## start

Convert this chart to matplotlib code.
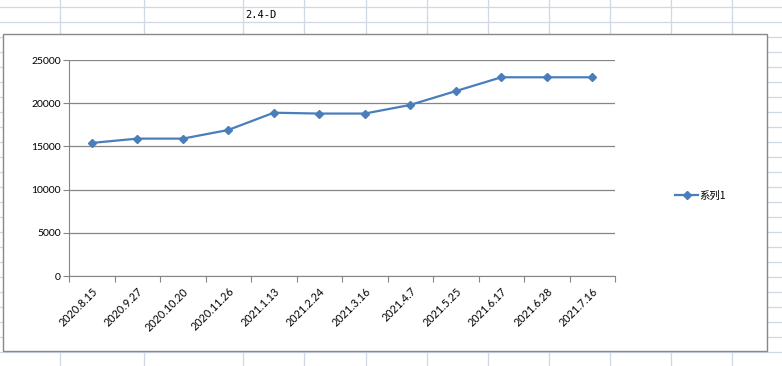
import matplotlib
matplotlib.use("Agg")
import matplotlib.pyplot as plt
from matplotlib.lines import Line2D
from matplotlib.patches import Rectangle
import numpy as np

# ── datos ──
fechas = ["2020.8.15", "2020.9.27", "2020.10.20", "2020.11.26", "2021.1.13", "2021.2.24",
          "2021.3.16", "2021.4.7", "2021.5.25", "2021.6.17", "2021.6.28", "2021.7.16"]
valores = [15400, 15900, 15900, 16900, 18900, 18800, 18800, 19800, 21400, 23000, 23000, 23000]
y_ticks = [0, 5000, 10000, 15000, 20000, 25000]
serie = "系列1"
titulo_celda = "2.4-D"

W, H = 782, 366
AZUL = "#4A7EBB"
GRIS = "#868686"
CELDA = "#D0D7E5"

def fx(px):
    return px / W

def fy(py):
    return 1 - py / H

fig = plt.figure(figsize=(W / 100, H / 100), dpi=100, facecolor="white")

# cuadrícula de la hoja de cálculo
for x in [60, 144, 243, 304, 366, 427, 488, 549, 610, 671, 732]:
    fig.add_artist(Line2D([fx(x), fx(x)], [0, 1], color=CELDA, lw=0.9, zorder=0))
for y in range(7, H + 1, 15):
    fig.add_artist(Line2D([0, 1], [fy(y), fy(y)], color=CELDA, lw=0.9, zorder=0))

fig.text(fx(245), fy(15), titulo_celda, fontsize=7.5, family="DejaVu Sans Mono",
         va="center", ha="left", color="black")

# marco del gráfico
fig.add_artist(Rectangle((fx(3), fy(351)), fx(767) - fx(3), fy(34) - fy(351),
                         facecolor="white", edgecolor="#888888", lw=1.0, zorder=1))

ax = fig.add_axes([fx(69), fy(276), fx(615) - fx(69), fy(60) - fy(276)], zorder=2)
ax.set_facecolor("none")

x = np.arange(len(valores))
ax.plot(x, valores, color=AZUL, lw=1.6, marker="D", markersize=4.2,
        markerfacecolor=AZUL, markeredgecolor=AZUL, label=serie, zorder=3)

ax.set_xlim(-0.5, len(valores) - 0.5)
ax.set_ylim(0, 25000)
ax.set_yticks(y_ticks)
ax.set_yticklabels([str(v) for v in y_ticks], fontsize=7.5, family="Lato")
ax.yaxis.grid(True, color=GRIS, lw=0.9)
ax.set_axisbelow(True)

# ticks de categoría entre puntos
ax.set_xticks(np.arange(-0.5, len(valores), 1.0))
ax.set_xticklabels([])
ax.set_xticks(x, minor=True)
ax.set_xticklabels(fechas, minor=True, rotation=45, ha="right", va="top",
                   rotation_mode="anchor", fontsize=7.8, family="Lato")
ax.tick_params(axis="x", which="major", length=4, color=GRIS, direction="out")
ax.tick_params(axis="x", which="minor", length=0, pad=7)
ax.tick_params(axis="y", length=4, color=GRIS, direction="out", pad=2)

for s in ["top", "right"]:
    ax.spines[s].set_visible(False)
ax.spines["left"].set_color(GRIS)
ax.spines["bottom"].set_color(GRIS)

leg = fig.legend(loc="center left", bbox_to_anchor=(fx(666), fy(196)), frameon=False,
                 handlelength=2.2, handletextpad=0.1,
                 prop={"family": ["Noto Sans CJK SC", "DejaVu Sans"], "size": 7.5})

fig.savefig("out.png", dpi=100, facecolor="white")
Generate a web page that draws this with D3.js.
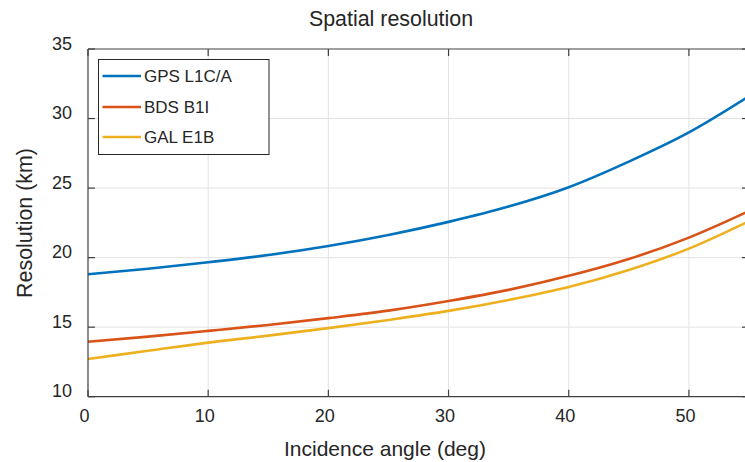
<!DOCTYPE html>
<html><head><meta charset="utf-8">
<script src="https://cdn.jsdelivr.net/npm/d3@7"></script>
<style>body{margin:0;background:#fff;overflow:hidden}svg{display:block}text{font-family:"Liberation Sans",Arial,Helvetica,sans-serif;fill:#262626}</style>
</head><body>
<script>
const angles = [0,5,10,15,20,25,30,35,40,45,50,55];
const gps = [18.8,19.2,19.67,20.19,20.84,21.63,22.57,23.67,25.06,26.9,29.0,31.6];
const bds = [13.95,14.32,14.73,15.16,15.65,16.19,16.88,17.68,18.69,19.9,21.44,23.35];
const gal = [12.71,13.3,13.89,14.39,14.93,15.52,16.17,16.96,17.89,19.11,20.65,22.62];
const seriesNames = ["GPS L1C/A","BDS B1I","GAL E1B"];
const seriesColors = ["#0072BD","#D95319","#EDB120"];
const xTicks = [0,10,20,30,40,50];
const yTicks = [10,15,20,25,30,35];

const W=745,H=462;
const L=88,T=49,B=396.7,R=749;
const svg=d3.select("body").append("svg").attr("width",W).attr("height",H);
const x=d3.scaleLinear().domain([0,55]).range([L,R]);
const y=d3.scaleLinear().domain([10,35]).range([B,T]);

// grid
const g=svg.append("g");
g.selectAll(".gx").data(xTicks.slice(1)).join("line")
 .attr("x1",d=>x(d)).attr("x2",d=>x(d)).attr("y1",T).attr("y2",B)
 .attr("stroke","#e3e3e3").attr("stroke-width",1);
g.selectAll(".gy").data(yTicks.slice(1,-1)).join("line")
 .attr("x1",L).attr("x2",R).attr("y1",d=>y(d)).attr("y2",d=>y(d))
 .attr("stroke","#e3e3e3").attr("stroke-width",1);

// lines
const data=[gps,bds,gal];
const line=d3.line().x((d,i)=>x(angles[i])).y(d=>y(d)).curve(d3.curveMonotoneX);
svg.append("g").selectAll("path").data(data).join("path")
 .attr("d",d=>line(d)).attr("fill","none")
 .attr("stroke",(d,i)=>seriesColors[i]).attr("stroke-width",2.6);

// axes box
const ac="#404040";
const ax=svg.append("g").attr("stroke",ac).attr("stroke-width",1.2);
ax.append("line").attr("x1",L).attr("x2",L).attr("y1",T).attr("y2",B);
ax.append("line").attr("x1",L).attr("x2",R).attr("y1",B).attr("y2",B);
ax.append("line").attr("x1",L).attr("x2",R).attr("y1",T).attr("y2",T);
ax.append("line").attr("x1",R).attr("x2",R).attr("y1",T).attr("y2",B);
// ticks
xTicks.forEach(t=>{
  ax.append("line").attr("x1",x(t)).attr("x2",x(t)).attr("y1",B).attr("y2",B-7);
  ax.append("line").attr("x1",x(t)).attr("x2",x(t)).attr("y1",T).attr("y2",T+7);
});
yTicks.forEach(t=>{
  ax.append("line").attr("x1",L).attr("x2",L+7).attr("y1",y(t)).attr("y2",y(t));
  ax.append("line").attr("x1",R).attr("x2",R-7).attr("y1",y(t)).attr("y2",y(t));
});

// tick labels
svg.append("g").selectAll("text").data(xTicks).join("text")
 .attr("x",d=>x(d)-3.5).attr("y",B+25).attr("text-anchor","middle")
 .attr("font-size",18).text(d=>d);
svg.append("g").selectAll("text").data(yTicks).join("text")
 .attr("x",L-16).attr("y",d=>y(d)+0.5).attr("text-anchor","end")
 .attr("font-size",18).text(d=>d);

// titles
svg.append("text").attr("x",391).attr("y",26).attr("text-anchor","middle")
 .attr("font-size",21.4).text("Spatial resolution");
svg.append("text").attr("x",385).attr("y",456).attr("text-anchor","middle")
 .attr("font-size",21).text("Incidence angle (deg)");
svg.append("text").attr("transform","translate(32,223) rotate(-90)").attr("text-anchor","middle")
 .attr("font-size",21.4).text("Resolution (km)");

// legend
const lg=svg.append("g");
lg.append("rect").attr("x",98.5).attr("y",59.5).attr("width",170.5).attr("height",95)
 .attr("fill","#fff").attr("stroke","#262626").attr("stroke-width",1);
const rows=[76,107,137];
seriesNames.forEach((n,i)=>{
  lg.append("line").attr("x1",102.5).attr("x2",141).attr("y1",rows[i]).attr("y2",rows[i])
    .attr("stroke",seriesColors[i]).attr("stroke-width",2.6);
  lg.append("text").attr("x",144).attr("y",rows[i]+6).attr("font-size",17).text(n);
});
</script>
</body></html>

## end

** Request **
Would you reproduce the lines above, from the very first through the line containing "fy(y)], color=CELDA, lw=0.9, zorder=0))", exactly and without the pictures?

** Written response **
Convert this chart to matplotlib code.
import matplotlib
matplotlib.use("Agg")
import matplotlib.pyplot as plt
from matplotlib.lines import Line2D
from matplotlib.patches import Rectangle
import numpy as np

# ── datos ──
fechas = ["2020.8.15", "2020.9.27", "2020.10.20", "2020.11.26", "2021.1.13", "2021.2.24",
          "2021.3.16", "2021.4.7", "2021.5.25", "2021.6.17", "2021.6.28", "2021.7.16"]
valores = [15400, 15900, 15900, 16900, 18900, 18800, 18800, 19800, 21400, 23000, 23000, 23000]
y_ticks = [0, 5000, 10000, 15000, 20000, 25000]
serie = "系列1"
titulo_celda = "2.4-D"

W, H = 782, 366
AZUL = "#4A7EBB"
GRIS = "#868686"
CELDA = "#D0D7E5"

def fx(px):
    return px / W

def fy(py):
    return 1 - py / H

fig = plt.figure(figsize=(W / 100, H / 100), dpi=100, facecolor="white")

# cuadrícula de la hoja de cálculo
for x in [60, 144, 243, 304, 366, 427, 488, 549, 610, 671, 732]:
    fig.add_artist(Line2D([fx(x), fx(x)], [0, 1], color=CELDA, lw=0.9, zorder=0))
for y in range(7, H + 1, 15):
    fig.add_artist(Line2D([0, 1], [fy(y), fy(y)], color=CELDA, lw=0.9, zorder=0))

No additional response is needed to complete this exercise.